> DIRECTIONS
Reproduce exactly the lines from the top of the records below through the line holding "(0,0) rectangle (1479,742);".

> INFORMATION SHOWN
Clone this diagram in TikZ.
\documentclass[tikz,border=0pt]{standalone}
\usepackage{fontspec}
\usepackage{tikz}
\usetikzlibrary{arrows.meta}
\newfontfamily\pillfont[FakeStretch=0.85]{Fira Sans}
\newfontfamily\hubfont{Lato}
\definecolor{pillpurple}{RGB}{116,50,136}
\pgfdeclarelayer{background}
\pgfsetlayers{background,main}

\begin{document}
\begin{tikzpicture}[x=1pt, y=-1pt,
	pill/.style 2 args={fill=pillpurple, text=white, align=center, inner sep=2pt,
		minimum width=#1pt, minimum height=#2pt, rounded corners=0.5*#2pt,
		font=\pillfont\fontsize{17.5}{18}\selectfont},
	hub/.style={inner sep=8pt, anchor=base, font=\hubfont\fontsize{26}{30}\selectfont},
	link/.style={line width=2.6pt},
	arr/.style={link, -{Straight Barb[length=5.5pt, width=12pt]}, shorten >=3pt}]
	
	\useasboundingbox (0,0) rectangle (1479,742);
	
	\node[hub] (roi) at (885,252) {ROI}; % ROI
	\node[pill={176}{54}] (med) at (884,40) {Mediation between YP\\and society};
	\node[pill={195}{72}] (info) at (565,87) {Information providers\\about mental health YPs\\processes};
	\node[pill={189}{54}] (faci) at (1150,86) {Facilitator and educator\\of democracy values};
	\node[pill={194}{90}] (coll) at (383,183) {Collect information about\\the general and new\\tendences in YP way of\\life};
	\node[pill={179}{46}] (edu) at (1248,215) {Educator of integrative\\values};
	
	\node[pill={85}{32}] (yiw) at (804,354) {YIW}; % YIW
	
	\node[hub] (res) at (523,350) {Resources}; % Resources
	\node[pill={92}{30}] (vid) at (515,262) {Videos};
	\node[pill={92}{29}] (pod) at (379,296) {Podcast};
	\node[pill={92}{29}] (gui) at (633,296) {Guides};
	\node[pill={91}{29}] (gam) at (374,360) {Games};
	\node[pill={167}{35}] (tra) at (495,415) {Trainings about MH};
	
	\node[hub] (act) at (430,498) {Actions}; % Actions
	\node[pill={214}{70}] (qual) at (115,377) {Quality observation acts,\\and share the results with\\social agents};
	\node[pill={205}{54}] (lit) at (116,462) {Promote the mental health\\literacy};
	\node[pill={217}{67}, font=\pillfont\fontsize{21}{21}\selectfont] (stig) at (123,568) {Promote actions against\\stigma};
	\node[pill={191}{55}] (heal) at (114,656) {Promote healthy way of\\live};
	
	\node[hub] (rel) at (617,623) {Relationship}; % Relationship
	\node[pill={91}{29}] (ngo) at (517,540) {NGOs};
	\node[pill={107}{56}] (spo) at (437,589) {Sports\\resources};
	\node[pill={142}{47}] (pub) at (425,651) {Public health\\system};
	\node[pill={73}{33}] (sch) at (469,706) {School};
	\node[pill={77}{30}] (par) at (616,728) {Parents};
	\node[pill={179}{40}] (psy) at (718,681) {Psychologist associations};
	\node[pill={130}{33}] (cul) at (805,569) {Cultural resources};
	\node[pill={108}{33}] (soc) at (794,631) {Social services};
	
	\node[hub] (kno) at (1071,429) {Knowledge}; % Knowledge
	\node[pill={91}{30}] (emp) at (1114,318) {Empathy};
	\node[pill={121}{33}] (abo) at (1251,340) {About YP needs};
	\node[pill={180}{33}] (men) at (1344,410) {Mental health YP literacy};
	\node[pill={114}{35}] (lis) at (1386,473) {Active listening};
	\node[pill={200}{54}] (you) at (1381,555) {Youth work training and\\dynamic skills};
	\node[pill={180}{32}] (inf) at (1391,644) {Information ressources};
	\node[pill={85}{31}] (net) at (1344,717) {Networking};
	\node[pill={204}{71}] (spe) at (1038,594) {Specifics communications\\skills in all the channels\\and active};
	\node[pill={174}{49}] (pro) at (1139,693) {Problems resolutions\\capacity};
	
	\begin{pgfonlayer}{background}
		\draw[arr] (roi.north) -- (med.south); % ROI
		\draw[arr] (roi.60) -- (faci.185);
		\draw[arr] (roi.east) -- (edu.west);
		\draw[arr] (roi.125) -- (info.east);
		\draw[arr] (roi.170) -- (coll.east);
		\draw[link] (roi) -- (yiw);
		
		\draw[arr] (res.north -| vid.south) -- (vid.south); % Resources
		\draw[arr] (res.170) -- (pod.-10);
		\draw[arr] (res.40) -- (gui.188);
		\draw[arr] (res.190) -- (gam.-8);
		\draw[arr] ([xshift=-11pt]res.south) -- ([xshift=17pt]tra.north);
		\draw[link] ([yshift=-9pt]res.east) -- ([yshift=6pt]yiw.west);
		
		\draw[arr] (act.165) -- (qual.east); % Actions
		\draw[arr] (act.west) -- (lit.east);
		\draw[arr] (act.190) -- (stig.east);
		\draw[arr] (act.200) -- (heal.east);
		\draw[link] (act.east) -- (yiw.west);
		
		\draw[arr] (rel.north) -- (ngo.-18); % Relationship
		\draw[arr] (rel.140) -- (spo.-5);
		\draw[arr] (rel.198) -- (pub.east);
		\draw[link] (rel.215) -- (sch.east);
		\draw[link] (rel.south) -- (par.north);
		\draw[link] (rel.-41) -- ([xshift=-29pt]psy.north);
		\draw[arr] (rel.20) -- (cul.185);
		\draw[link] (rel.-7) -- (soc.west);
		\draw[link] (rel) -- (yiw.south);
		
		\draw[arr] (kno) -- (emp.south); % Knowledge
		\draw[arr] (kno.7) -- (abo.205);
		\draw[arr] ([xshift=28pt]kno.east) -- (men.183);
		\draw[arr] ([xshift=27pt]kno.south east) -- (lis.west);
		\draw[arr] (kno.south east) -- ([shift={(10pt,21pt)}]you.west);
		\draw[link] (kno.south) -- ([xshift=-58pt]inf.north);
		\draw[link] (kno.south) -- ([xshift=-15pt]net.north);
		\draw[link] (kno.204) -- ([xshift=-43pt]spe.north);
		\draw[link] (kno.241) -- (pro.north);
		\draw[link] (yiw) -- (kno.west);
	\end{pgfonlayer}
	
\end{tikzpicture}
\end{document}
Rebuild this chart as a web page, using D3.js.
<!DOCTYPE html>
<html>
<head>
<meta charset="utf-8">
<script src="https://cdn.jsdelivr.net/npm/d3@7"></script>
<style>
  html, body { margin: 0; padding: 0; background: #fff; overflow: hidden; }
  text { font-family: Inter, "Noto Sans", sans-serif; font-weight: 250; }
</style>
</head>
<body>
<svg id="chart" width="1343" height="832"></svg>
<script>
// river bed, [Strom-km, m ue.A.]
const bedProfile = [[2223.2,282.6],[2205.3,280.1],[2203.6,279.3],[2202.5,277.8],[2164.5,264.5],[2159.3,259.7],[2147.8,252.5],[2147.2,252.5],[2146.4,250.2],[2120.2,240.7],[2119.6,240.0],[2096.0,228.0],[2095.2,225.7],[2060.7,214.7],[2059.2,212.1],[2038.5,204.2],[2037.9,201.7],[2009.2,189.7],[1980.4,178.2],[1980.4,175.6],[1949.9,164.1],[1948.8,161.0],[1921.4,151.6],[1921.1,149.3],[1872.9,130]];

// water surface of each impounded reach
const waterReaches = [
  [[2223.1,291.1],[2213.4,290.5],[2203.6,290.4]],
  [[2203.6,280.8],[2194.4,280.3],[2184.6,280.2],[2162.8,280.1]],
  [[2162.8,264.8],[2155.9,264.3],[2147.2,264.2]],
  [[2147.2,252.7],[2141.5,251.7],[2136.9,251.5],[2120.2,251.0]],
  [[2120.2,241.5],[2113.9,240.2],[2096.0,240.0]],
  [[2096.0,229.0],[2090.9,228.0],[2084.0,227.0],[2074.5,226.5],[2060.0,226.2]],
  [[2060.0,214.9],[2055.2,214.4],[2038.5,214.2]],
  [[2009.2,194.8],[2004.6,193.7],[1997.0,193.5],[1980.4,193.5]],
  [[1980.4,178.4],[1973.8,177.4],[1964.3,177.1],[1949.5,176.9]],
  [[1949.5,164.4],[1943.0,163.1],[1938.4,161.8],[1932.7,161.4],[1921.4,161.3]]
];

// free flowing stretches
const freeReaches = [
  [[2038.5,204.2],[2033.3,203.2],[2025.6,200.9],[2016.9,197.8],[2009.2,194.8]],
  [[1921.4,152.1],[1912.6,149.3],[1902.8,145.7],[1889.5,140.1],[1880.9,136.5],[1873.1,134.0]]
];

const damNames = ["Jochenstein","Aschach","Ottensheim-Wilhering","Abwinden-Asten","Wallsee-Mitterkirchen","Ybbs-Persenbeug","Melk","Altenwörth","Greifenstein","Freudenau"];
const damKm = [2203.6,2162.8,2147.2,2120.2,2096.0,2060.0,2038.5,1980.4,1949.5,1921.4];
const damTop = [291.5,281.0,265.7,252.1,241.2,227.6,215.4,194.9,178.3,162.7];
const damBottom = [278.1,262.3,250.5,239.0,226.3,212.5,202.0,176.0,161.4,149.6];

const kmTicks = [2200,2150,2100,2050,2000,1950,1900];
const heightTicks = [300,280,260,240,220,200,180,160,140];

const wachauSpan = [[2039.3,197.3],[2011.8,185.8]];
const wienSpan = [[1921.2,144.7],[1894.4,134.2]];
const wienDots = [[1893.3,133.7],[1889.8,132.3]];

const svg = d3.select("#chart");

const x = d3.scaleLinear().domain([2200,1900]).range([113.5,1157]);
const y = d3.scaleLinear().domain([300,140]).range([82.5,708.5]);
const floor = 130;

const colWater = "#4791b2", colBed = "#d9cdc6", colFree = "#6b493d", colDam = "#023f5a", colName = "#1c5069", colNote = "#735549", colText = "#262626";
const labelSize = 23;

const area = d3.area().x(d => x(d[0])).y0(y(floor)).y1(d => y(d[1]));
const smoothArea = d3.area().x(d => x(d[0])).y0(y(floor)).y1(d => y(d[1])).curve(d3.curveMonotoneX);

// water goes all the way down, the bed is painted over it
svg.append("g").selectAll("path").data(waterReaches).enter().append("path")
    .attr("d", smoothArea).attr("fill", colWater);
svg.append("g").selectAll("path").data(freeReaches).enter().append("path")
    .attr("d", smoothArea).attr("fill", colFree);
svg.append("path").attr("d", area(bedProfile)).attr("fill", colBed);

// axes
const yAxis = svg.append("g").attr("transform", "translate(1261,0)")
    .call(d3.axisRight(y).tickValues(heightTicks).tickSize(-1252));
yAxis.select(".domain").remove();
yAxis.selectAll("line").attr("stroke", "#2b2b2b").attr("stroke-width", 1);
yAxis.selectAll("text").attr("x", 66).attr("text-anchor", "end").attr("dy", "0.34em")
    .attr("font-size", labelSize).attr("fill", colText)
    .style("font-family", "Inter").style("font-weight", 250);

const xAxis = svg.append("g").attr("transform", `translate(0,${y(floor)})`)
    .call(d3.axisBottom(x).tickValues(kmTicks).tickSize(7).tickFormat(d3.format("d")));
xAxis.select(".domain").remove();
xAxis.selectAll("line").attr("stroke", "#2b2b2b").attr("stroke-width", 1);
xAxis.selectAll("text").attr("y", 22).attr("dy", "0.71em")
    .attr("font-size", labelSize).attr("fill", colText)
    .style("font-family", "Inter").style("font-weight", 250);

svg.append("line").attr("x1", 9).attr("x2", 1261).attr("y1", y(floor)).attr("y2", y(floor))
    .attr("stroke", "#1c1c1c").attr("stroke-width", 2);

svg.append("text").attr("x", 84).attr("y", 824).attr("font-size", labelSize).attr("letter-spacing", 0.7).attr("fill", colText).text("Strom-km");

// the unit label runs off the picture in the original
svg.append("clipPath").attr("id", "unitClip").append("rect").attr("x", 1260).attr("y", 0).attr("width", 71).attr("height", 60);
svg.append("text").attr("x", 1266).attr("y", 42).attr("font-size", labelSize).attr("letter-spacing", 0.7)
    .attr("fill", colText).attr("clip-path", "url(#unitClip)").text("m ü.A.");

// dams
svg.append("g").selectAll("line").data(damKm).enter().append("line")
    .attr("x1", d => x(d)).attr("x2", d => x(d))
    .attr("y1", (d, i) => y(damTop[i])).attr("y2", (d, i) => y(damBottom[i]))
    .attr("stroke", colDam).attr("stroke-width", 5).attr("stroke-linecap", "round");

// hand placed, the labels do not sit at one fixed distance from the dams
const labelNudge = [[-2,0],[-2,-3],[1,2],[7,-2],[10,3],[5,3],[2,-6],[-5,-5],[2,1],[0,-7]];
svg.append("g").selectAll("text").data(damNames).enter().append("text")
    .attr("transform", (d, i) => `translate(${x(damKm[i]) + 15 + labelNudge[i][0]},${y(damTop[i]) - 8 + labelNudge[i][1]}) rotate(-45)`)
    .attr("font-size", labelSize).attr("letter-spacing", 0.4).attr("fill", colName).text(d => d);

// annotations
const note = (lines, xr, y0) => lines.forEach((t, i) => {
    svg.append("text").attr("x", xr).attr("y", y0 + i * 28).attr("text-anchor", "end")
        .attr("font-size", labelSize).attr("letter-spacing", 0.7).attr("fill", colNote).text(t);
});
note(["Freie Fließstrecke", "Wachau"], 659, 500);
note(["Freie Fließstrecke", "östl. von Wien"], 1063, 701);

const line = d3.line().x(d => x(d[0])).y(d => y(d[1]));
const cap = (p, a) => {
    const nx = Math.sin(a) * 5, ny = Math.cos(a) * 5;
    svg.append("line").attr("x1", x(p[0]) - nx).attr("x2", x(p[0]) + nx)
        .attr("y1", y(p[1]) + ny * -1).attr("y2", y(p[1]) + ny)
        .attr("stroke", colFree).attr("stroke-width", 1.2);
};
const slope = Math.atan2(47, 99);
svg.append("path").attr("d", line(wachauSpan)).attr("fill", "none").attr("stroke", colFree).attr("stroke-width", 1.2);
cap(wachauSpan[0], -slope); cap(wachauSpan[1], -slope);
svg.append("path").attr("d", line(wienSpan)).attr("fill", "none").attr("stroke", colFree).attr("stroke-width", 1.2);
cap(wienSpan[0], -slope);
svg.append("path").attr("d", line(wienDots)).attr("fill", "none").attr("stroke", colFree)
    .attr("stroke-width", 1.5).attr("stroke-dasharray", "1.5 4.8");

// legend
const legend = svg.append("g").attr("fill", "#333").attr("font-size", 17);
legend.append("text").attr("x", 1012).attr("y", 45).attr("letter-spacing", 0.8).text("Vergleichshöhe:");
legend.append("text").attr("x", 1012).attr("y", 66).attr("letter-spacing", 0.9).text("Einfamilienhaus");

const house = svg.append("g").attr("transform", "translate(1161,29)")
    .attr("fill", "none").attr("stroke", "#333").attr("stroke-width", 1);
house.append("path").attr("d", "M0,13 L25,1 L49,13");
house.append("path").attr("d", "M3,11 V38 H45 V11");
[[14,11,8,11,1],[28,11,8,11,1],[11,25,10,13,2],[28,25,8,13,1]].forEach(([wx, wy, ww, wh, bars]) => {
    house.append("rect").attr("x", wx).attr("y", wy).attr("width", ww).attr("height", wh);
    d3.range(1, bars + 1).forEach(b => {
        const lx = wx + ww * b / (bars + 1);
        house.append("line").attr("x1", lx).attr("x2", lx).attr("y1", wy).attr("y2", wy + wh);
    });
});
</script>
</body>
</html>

> IN RESPONSE
Clone this diagram in TikZ.
\documentclass[tikz,border=0pt]{standalone}
\usepackage{fontspec}
\usepackage{tikz}
\usetikzlibrary{arrows.meta}
\newfontfamily\pillfont[FakeStretch=0.85]{Fira Sans}
\newfontfamily\hubfont{Lato}
\definecolor{pillpurple}{RGB}{116,50,136}
\pgfdeclarelayer{background}
\pgfsetlayers{background,main}

\begin{document}
\begin{tikzpicture}[x=1pt, y=-1pt,
	pill/.style 2 args={fill=pillpurple, text=white, align=center, inner sep=2pt,
		minimum width=#1pt, minimum height=#2pt, rounded corners=0.5*#2pt,
		font=\pillfont\fontsize{17.5}{18}\selectfont},
	hub/.style={inner sep=8pt, anchor=base, font=\hubfont\fontsize{26}{30}\selectfont},
	link/.style={line width=2.6pt},
	arr/.style={link, -{Straight Barb[length=5.5pt, width=12pt]}, shorten >=3pt}]
	
	\useasboundingbox (0,0) rectangle (1479,742);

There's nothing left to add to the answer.